Surety Statutes. In the mid-19th century, many jurisdictions began adopting laws that required certain individuals to post bond before carrying weapons in public. Contrary to respondents’ position, these surety statutes in no way represented direct precursors to New York’s proper-cause requirement. While New York presumes that individuals have no public carry right without a showing of heightened need, the surety statutes presumed that individuals had a right to public carry that could be burdened only if another could make out a specific showing of “reasonable cause to fear an injury, or breach of the peace.” Mass. Rev. Stat., ch. 134, §16 (1836). Thus, unlike New York’s regime, a showing of special need was required only after an individual was reasonably accused of intending to injure another or breach the peace. And, even then, proving special need simply avoided a fee.
In sum, the historical evidence from antebellum America does demonstrate that the manner of public carry was subject to reasonable regulation, but none of these limitations on the right to bear arms operated to prevent law-abiding citizens with ordinary self-defense needs from carrying arms in public for that purpose. Pp. 42–51.
(iv) Evidence from around the adoption of the Fourteenth Amendment also does not support respondents’ position. The “discussion of the [right to keep and bear arms] in Congress and in public discourse, as people debated whether and how to secure constitutional rights for newly free slaves,” Heller, 554 U. S., at 614, generally demonstrates that during Reconstruction the right to keep and bear arms had limits that were consistent with a right of the public to peaceably carry handguns for self-defense. The Court acknowledges two Texas cases—English v. State, 35 Tex. 473 and State v. Duke, 42 Tex. 455—that approved a statutory “reasonable grounds” standard for public carry analogous to New York’s proper-cause requirement.

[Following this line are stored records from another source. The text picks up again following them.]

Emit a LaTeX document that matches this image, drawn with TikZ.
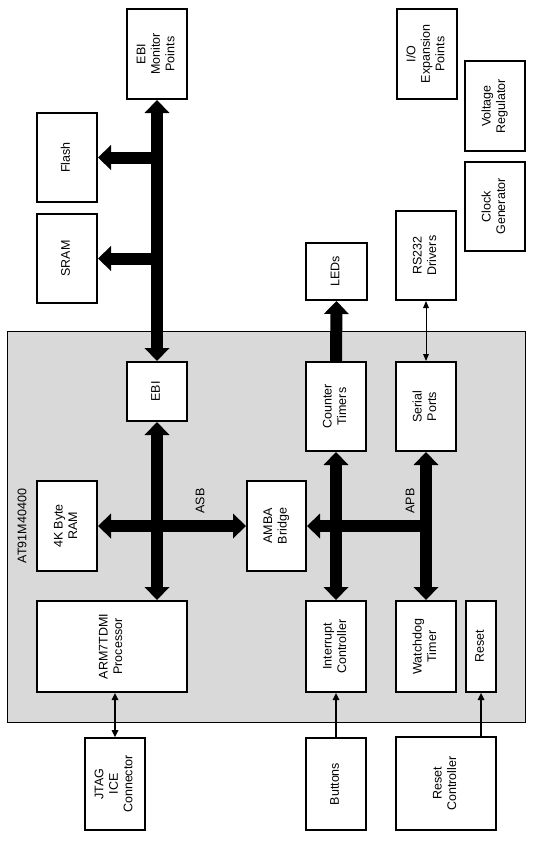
\documentclass[tikz,border=0pt]{standalone}
\usepackage{fontspec}
\setmainfont{Liberation Sans}
\usetikzlibrary{arrows.meta}
\newcommand{\vtext}[1]{\rotatebox{90}{\begin{tabular}{@{}c@{}}#1\end{tabular}}}
\begin{document}
\begin{tikzpicture}%
	[x=1pt, y=-1pt,
	every node/.style={font=\fontsize{12.5}{14.5}\selectfont},
	box/.style={draw=black, line width=2pt, fill=white, inner sep=0pt},
	chip/.style={draw=black, line width=0.8pt, fill=black!15, inner sep=0pt},
	bus/.style={line width=12pt, >={Triangle[width=25pt,length=13pt,line width=0pt]}},
	wire/.style={line width=1.8pt, >={Triangle[width=7pt,length=7pt,line width=0pt]}},
	thinwire/.style={line width=1pt, >={Triangle[width=6pt,length=7pt,line width=0pt]}},
	buslabel/.style={rotate=90, inner sep=0pt}]
\useasboundingbox (0,0) rectangle (535,841);
%%
%% the chip
%%
\node[chip, minimum width=518, minimum height=391] (chip) at (266,526.5) {};
\node[buslabel] (chipname) at (22,526) {AT91M40400};
%%
%% blocks outside the chip
%%
\node[box, minimum width=60, minimum height=90] (monitor) at (157,54) {\vtext{EBI\\Monitor\\Points}};
\node[box, minimum width=60, minimum height=89] (flash) at (67,157.5) {\vtext{Flash}};
\node[box, minimum width=60, minimum height=89] (sram) at (67,258.5) {\vtext{SRAM}};
\node[box, minimum width=60, minimum height=90] (io) at (427,54) {\vtext{I/O\\Expansion\\Points}};
\node[box, minimum width=60, minimum height=90] (volt) at (495,106) {\vtext{Voltage\\Regulator}};
\node[box, minimum width=60, minimum height=89] (clock) at (495,206.5) {\vtext{Clock\\Generator}};
\node[box, minimum width=60, minimum height=89] (rs232) at (426,255.5) {\vtext{RS232\\Drivers}};
\node[box, minimum width=61, minimum height=57] (leds) at (336.5,271.5) {\vtext{LEDs}};
\node[box, minimum width=60, minimum height=92] (jtag) at (115,784) {\vtext{JTAG\\ICE\\Connector}};
\node[box, minimum width=60, minimum height=92] (buttons) at (336,784) {\vtext{Buttons}};
\node[box, minimum width=100, minimum height=93] (resetctl) at (446,783.5) {\vtext{Reset\\Controller}};
%%
%% blocks inside the chip
%%
\node[box, minimum width=60, minimum height=59] (ebi) at (157,391.5) {\vtext{EBI}};
\node[box, minimum width=60, minimum height=89] (counter) at (336,406.5) {\vtext{Counter\\Timers}};
\node[box, minimum width=60, minimum height=89] (serial) at (426,406.5) {\vtext{Serial\\Ports}};
\node[box, minimum width=60, minimum height=90] (ram) at (67,526) {\vtext{4K Byte\\RAM}};
\node[box, minimum width=59, minimum height=90] (amba) at (276.5,526) {\vtext{AMBA\\Bridge}};
\node[box, minimum width=150, minimum height=91] (arm) at (112,646.5) {\vtext{ARM7TDMI\\Processor}};
\node[box, minimum width=60, minimum height=91] (intc) at (336,646.5) {\vtext{Interrupt\\Controller}};
\node[box, minimum width=60, minimum height=91] (wdog) at (426,646.5) {\vtext{Watchdog\\Timer}};
\node[box, minimum width=30, minimum height=91] (reset) at (481,646.5) {\vtext{Reset}};
%%
%% busses
%%
\draw[bus,<->] (ebi.north) -- (monitor.south);
\draw[bus,->] (ebi.north |- flash.east) -- (flash.east);
\draw[bus,->] (ebi.north |- sram.east) -- (sram.east);
\draw[bus,<->] (ebi.south) -- (ebi.south |- arm.north);
\draw[bus,<->] (ram.east) -- (amba.west);
\draw[bus,->] (serial.south |- amba.east) -- (amba.east);
\draw[bus,<->] (counter.south) -- (intc.north);
\draw[bus,<->] (serial.south) -- (wdog.north);
\draw[bus,->] (counter.north) -- (leds.south);
\node[buslabel] (asb) at (200,501) {ASB};
\node[buslabel] (apb) at (410,501) {APB};
%%
%% single wires
%%
\draw[thinwire,<->] (serial.north) -- (rs232.south);
\draw[wire,<->] (jtag.north) -- (jtag.north |- arm.south);
\draw[wire,->] (buttons.north) -- (intc.south);
\draw[wire,->] (reset.south |- resetctl.north) -- (reset.south);
\end{tikzpicture}
\end{document}
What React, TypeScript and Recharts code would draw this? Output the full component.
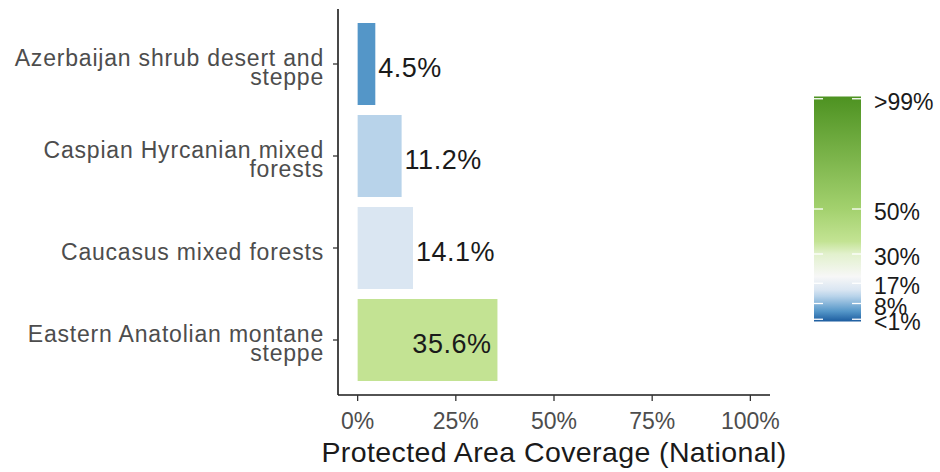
import React from 'react';
import { BarChart, Bar, XAxis, YAxis, Cell, LabelList } from 'recharts';

const categories = [
  'Azerbaijan shrub desert and steppe',
  'Caspian Hyrcanian mixed forests',
  'Caucasus mixed forests',
  'Eastern Anatolian montane steppe',
];
const coverage = [4.5, 11.2, 14.1, 35.6];
const barColors = ['#5496c8', '#b8d3ea', '#dae6f2', '#c3e393'];
const xTicks = [0, 25, 50, 75, 100];

const legendTickValues = [1, 8, 17, 30, 50, 99];
const legendTickLabels = ['<1%', '8%', '17%', '30%', '50%', '>99%'];
const gradientValues = [0, 4.5, 11.2, 14.1, 20, 30, 35.6, 50, 100];
const gradientColors = ['#1c5c9f', '#5496c8', '#b8d3ea', '#dae6f2', '#f7f7f7', '#e2f1cd', '#c3e393', '#a3d16e', '#4d9221'];

const data = categories.map((name, i) => ({ name, value: coverage[i] }));

const FONT = '"Liberation Sans", Arial, sans-serif';

function wrapText(s: string, width: number): string[] {
  const words = s.split(' ');
  const lines: string[] = [];
  let cur = '';
  for (const w of words) {
    if (cur && (cur + ' ' + w).length > width) {
      lines.push(cur);
      cur = w;
    } else {
      cur = cur ? cur + ' ' + w : w;
    }
  }
  if (cur) lines.push(cur);
  return lines;
}

const CategoryTick = (props: any) => {
  const { x, y, payload } = props;
  const lines = wrapText(String(payload.value), 27);
  const lineH = 19;
  const first = y + 12 - (lines.length - 1) * 10.5;
  return (
    <text x={x} y={first} textAnchor="end" fill="#4d4d4d" fontSize={23} letterSpacing={0.8} fontFamily={FONT}>
      {lines.map((l, i) => (
        <tspan key={i} x={x} y={first + i * lineH}>
          {l}
        </tspan>
      ))}
    </text>
  );
};

const BarValueLabel = (props: any) => {
  const { x, y, width, height, value } = props;
  const v = Number(value);
  const inside = v > 30;
  const bx = Number(x) + Number(width);
  return (
    <text
      x={inside ? bx - 6 : bx + 3}
      y={Number(y) + Number(height) / 2 + 13}
      textAnchor={inside ? 'end' : 'start'}
      fontSize={27}
      letterSpacing={0.5}
      fill="#1a1a1a"
      fontFamily={FONT}
    >
      {v.toFixed(1)}%
    </text>
  );
};

const LEG_X = 814;
const LEG_W = 47;
const LEG_TOP = 96.5;
const LEG_BOTTOM = 321.5;
const legY = (v: number) => LEG_BOTTOM - (v / 100) * (LEG_BOTTOM - LEG_TOP);

const ColourLegend = () => (
  <svg width={940} height={472} style={{ position: 'absolute', left: 0, top: 0, pointerEvents: 'none' }}>
    <defs>
      <linearGradient id="covGrad" x1="0" y1="1" x2="0" y2="0">
        {gradientValues.map((v, i) => (
          <stop key={i} offset={v / 100} stopColor={gradientColors[i]} />
        ))}
      </linearGradient>
    </defs>
    <rect x={LEG_X} y={LEG_TOP} width={LEG_W} height={LEG_BOTTOM - LEG_TOP} fill="url(#covGrad)" />
    {legendTickValues.map((v, i) => (
      <g key={i}>
        <line x1={LEG_X} x2={LEG_X + 9} y1={legY(v)} y2={legY(v)} stroke="#ffffff" strokeWidth={1.3} />
        <line x1={LEG_X + LEG_W - 9} x2={LEG_X + LEG_W} y1={legY(v)} y2={legY(v)} stroke="#ffffff" strokeWidth={1.3} />
        <text x={874} y={legY(v) + 11} fontSize={23} fill="#1a1a1a" fontFamily={FONT}>
          {legendTickLabels[i]}
        </text>
      </g>
    ))}
  </svg>
);

export default function App() {
  return (
    <div style={{ position: 'absolute', left: 0, top: 0, width: 940, height: 472, fontFamily: FONT, background: '#fff' }}>
      <BarChart
        width={940}
        height={472}
        data={data}
        layout="vertical"
        margin={{ top: 9, right: 170, bottom: 0, left: 0 }}
        barCategoryGap={5}
      >
        <XAxis
          type="number"
          domain={[-5, 105]}
          ticks={xTicks}
          tickFormatter={(v: number) => `${v}%`}
          height={77}
          tickSize={6}
          tickMargin={12}
          axisLine={{ stroke: '#1a1a1a', strokeWidth: 1.6 }}
          tickLine={{ stroke: '#333333', strokeWidth: 1.3 }}
          tick={{ fill: '#4d4d4d', fontSize: 23, fontFamily: FONT }}
          allowDataOverflow
          label={{
            value: 'Protected Area Coverage (National)',
            position: 'insideBottom',
            offset: 10,
            fill: '#1a1a1a',
            fontSize: 28.5,
            letterSpacing: 0.4,
            fontFamily: FONT,
          }}
        />
        <YAxis
          type="category"
          dataKey="name"
          width={338}
          padding={{ top: 9, bottom: 9 }}
          tickSize={5}
          tickMargin={9}
          axisLine={{ stroke: '#1a1a1a', strokeWidth: 1.6 }}
          tickLine={{ stroke: '#333333', strokeWidth: 1.3 }}
          tick={<CategoryTick />}
          interval={0}
        />
        <Bar dataKey="value" isAnimationActive={false}>
          {data.map((d, i) => (
            <Cell key={d.name} fill={barColors[i]} />
          ))}
          <LabelList dataKey="value" content={<BarValueLabel />} />
        </Bar>
      </BarChart>
      <ColourLegend />
    </div>
  );
}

But these decisions were outliers and therefore provide little insight into how postbellum courts viewed the right to carry protected arms in public. See Heller, 554 U. S., at 632.
(v) Finally, respondents point to the slight uptick in gun regulation during the late-19th century. As the Court suggested in Heller, however, late-19th-century evidence cannot provide much insight into the meaning of the Second Amendment when it contradicts earlier evidence. In addition, the vast majority of the statutes that respondents invoke come from the Western Territories. The bare existence of these localized restrictions cannot overcome the overwhelming evidence of an otherwise enduring American tradition permitting public carry. See Heller, 554 U. S., at 614. Moreover, these territorial laws were rarely subject to judicial scrutiny, and absent any evidence explaining why these unprecedented prohibitions on all public carry were understood to comport with the Second Amendment, they do little to inform “the origins and continuing significance of the Amendment.” Ibid.; see also The Federalist No. 37, p. 229. Finally, these territorial restrictions deserve little weight because they were, consistent with the transitory nature of territorial government, short lived. Some were held unconstitutional shortly after passage, and others did not survive a Territory’s admission to the Union as a State. Pp. 58–62.
(vi) After reviewing the Anglo-American history of public carry, the Court concludes that respondents have not met their burden to identify an American tradition justifying New York’s proper-cause requirement. Apart from a few late-19th-century outlier jurisdictions, American governments simply have not broadly prohibited the public carry of commonly used firearms for personal defense. Nor have they generally required law-abiding, responsible citizens to “demonstrate a special need for self-protection distinguishable from that of the general community” to carry arms in public. Klenosky, 75 App. Div. 2d, at 793, 428 N. Y. S. 2d, at 257. P. 62.
(c) The constitutional right to bear arms in public for self-defense is not “a second-class right, subject to an entirely different body of rules than the other Bill of Rights guarantees.” McDonald, 561 U. S., at 780 (plurality opinion). The exercise of other constitutional rights does not require individuals to demonstrate to government officers some special need. The Second Amendment right to carry arms in public for self-defense is no different. New York’s proper-cause requirement violates the Fourteenth Amendment by preventing law-abiding citizens with ordinary self-defense needs from exercising their right to keep and bear arms in public.
818 Fed. Appx. 99, reversed and remanded.
THOMAS, J., delivered the opinion of the Court, in which ROBERTS, C. J., and ALITO, GORSUCH, KAVANAUGH, and BARRETT, JJ., joined. ALITO, J., filed a concurring opinion. KAVANAUGH, J., filed a concurring opinion, in which ROBERTS, C. J., joined. BARRETT, J., filed a concurring opinion. BREYER, J., filed a dissenting opinion, in which SOTOMAYOR and KAGAN, JJ., joined.